DiLoCo reduces communication overhead but suffers from blocking delays due to its outer-loop synchronization—especially pronounced in cross-data-center settings with limited bandwidth, significantly slowing down training. Method: We propose *eager updates*, a mechanism that fully overlaps outer-loop parameter updates with inner-loop local optimization in DiLoCo. This is achieved via asynchronous communication scheduling and explicit compute-communication overlap, eliminating waiting time for outer-loop synchronization. Contribution/Results: To the best of our knowledge, this is the first approach enabling fully asynchronous outer-loop execution in DiLoCo. It preserves convergence behavior comparable to standard DiLoCo while substantially reducing end-to-end training latency—particularly beneficial for bandwidth-constrained distributed large-model training.

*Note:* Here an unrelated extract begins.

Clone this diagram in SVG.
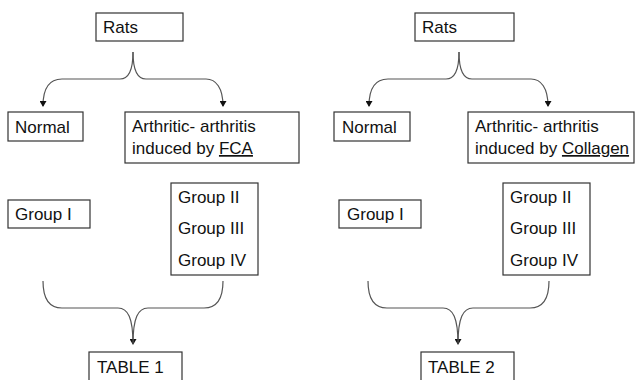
<svg xmlns="http://www.w3.org/2000/svg" width="635" height="380" viewBox="0 0 635 380">
<defs>
<style>
.box{fill:#fff;stroke:#333;stroke-width:1.2}
.t{font-family:"Liberation Sans",Arial,sans-serif;font-size:17px;fill:#111}
.c{fill:none;stroke:#555;stroke-width:1.2}
.u{text-decoration:underline}
</style>
<marker id="ah" markerWidth="6" markerHeight="7" refX="5" refY="3.5" orient="auto" markerUnits="userSpaceOnUse">
<path d="M0,0 L6,3.5 L0,7 Z" fill="#111"/>
</marker>
</defs>
<rect width="635" height="380" fill="#fff"/>
<g id="connectors">
<path class="c" d="M133,52 C133,70 128,79 120,79 L62,79 C50,79 43,88 43,106" marker-end="url(#ah)"/>
<path class="c" d="M133,52 C133,70 138,79 146,79 L206,79 C216,79 223,88 223,106" marker-end="url(#ah)"/>
<path class="c" d="M43,281 C43,300 50,308 62,308 L118,308 C128,308 133,318 133,344" marker-end="url(#ah)"/>
<path class="c" d="M223,281 C223,300 216,308 204,308 L148,308 C138,308 133,318 133,344"/>
<path class="c" d="M459,52 C459,70 454,79 446,79 L388,79 C376,79 369,88 369,106" marker-end="url(#ah)"/>
<path class="c" d="M459,52 C459,70 464,79 472,79 L531,79 C541,79 548,88 548,106" marker-end="url(#ah)"/>
<path class="c" d="M368,281 C368,300 375,308 387,308 L443,308 C453,308 458,318 458,344" marker-end="url(#ah)"/>
<path class="c" d="M549,281 C549,300 542,308 530,308 L473,308 C463,308 458,318 458,344"/>
</g>
<g id="rats1"><rect class="box" x="96" y="13" width="87" height="28"/><text class="t" x="103" y="33">Rats</text></g>
<g id="normal1"><rect class="box" x="8" y="112" width="75" height="29"/><text class="t" x="15" y="133">Normal</text></g>
<g id="arthritic1"><rect class="box" x="125" y="112" width="174" height="51"/><text class="t" x="132" y="132">Arthritic- arthritis</text><text class="t" x="132" y="154">induced by <tspan class="u">FCA</tspan></text></g>
<g id="group1a"><rect class="box" x="8" y="200" width="82" height="28"/><text class="t" x="15" y="220">Group I</text></g>
<g id="groups1"><rect class="box" x="171" y="183" width="87" height="92"/><text class="t" x="178" y="203">Group II</text><text class="t" x="178" y="234">Group III</text><text class="t" x="178" y="266">Group IV</text></g>
<g id="table1"><rect class="box" x="89" y="352" width="93" height="40"/><text class="t" x="97" y="373">TABLE 1</text></g>
<g id="rats2"><rect class="box" x="415" y="13" width="99" height="28"/><text class="t" x="422" y="33">Rats</text></g>
<g id="normal2"><rect class="box" x="334" y="112" width="76" height="29"/><text class="t" x="342" y="133">Normal</text></g>
<g id="arthritic2"><rect class="box" x="468" y="112" width="166" height="51"/><text class="t" x="475" y="132">Arthritic- arthritis</text><text class="t" x="475" y="154">induced by <tspan class="u">Collagen</tspan></text></g>
<g id="group2a"><rect class="box" x="339" y="200" width="82" height="28"/><text class="t" x="347" y="220">Group I</text></g>
<g id="groups2"><rect class="box" x="503" y="183" width="87" height="92"/><text class="t" x="510" y="203">Group II</text><text class="t" x="510" y="234">Group III</text><text class="t" x="510" y="266">Group IV</text></g>
<g id="table2"><rect class="box" x="421" y="352" width="93" height="40"/><text class="t" x="428" y="373">TABLE 2</text></g>
</svg>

Distributed optimization methods such as DiLoCo have been shown to be effective in training very large models across multiple distributed workers, such as datacenters. These methods split updates into two parts: an inner optimization phase, where the workers independently execute multiple optimization steps on their own local data, and an outer optimization step, where the inner updates are synchronized. While such approaches require orders of magnitude less communication than standard data-parallel training, in settings where the workers are datacenters, even the limited communication requirements of these approaches can still cause significant slow downs due to the blocking necessary at each outer optimization step. In this paper, we investigate techniques to mitigate this issue by overlapping communication with computation in a manner that allows the outer optimization step to fully overlap with the inner optimization phase. We show that a particular variant, dubbed eager updates, provides competitive performance with standard DiLoCo in settings with low bandwidth between workers.